If he has been in London recently, different versions of his latest witticism have been repeated in the clubs of Pall Mall and St. James’s, in drawing rooms of the West End and the City’s counting rooms. Asked now to confirm them, he nods as he gropes for a match or the stem of his wineglass, pausing occasionally to correct a verb or alter syntax. His cousin and frequent adversary Lord Londonderry, hoping to drive home a point, had asked him: “Have you read my latest book?” Winston replied: “No, I only read for pleasure or profit.” In Parliament he had remarked upon Sir Stafford Cripps’s “look of injured guilt.” So many cabinet ministers wanted ennoblement that he had protested: “They can’t all have peerages; there ought to be some disappearages.” One member of the Government had protested that this was a slur; Churchill shot back, “I know of no case where a man added to his dignity by standing on it.”
It is difficult to keep up with a host who can set such a pace. Nevertheless the dinner is not a one-man show. David Lloyd George has been in Parliament ten years longer than Churchill and an awesome prime minister for six. Sir Archibald Sinclair—who, when Churchill led a battalion in the trenches, served as his second-in-command—is about to assume leadership of the Liberal party, which, with fifty-nine seats in the House, holds the balance between Labour and the Conservatives. Alfred Duff Cooper and Anthony Eden, both of whom were decorated for bravery in France, hold subcabinet posts in the government and will soon become full-fledged ministers, Duff Cooper at the War Office and Eden as foreign secretary.

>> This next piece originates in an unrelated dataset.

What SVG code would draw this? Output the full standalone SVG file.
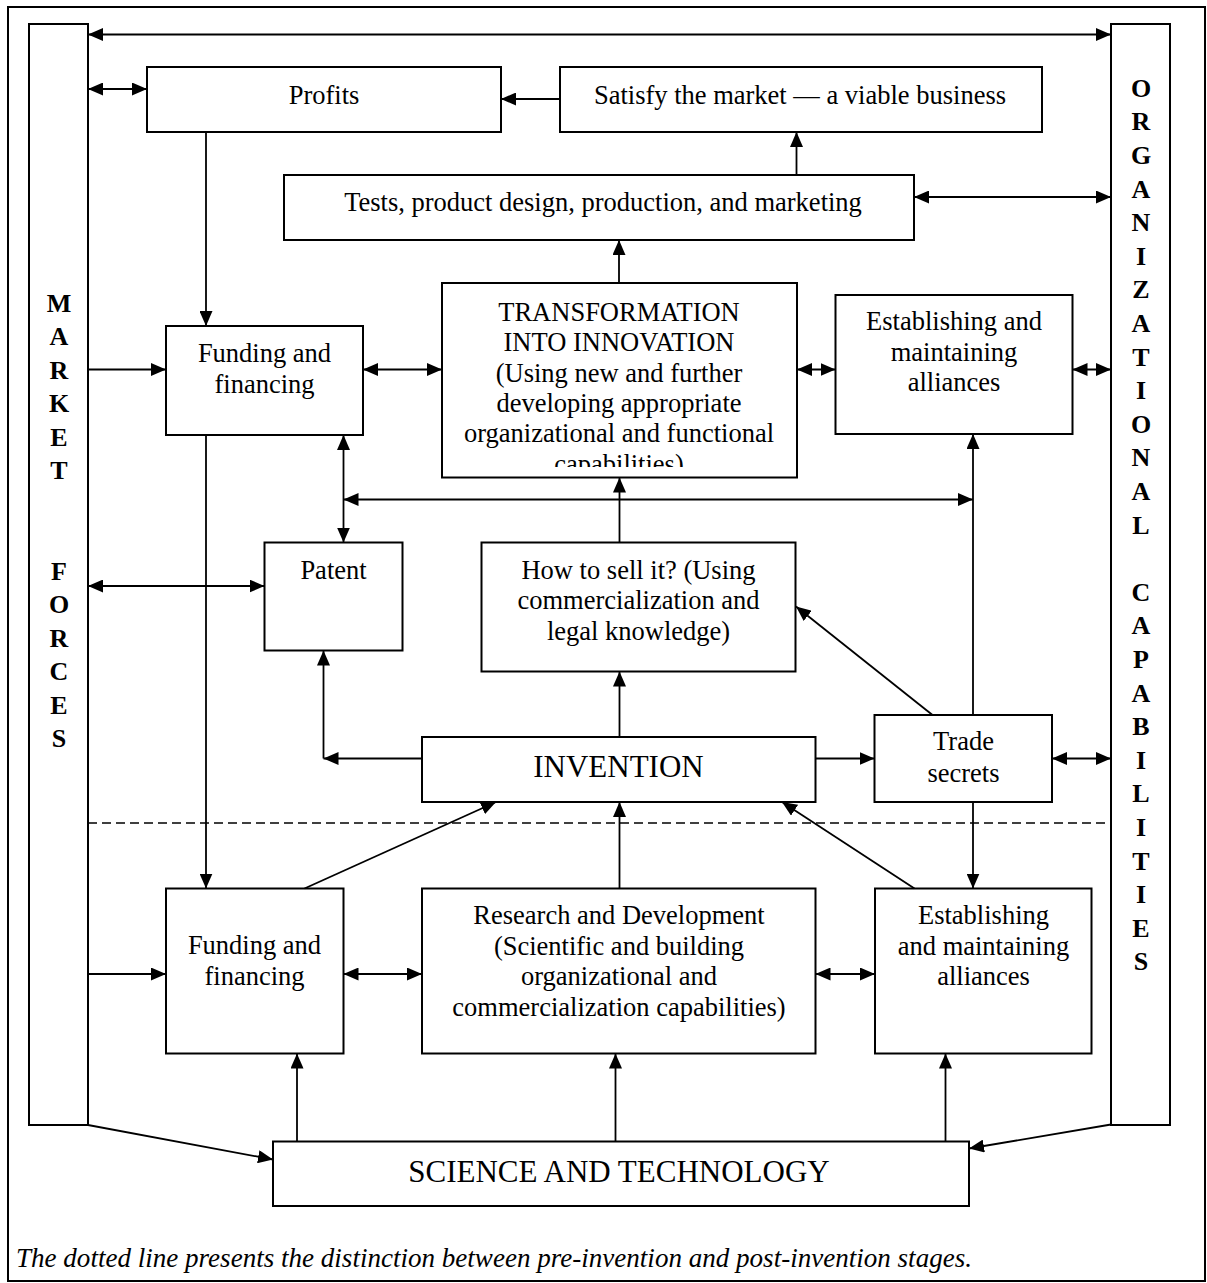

Late in life Mary will recall: “The ‘basic’ house party, enlarged by other guests, usually formed a gathering it would be hard to beat for value. There was little warming up; the conversation plunged straight into some burning or vital question. But the talk was by no means confined to politics; it ranged over history, art, and literature; it toyed with philosophical themes; it visited the past and explored the future. The Prof and his slide rule were much in demand on all scientific problems. Sometimes the conversation was a ding-dong battle of wits and words between, say, Winston and Duff Cooper, with the rest of the company skirmishing on the sidelines and keeping score. The verbal pyrotechnics waxed hot and fierce, usually dissolving into gales of laughter.” Then, she remembers, conversation “usually dwindled” as everyone wanted to “share the main ‘entertainment,’” which was almost always “a dramatic and compelling monologue from Winston.” Frequently he would recite “Horatius,” and “this was very popular with the children, as we could join in ‘the brave days of old’ bits.”
In 1932 few share their host’s profound distrust of Hitler, but all meet his conversational standards: “The man who cannot say what he has to say in good English cannot have very much to say that is worth listening to.” None hesitates to speak up when he pauses for breath. Winston is unresentful of this. As Sir David Hunt will recall long afterward: “He has been accused of excessive addiction to the monologue; there was certainly a tendency that way but he was always tolerant of interjections from his listeners if they were relevant or amusing.” Collin Brooks, comparing Churchill in the House with Churchill at Chartwell, notes that “the slow, solemn, weighted pace of his public speeches yields, in the privacy of his home, to a quicker flow.” Winston’s casual quips “sparkle and sting, but the talk is unhurried, with occasional pauses, for effect or to hold his listeners while he gropes for the right word.”
“I know of no case where a man added to his dignity by standing on it,” he shot back.
Brooks sets down two of his observations about politics: “We know all the trite things said of Parliamentary life, and some of them are true. But where, in these days, in what forum, what arena, can a man so test, develop and apply his gifts and his qualities? There is scope for everything—industry, gallantry, inventiveness....Its mode of oratory, we know, has changed, but the House still has a place for those who cultivate the rhetorical graces. Anyone who has anything constructive to offer to his country should endeavor to make his way into the House of Commons, for it is there that the ultimate seat of power is to be found.”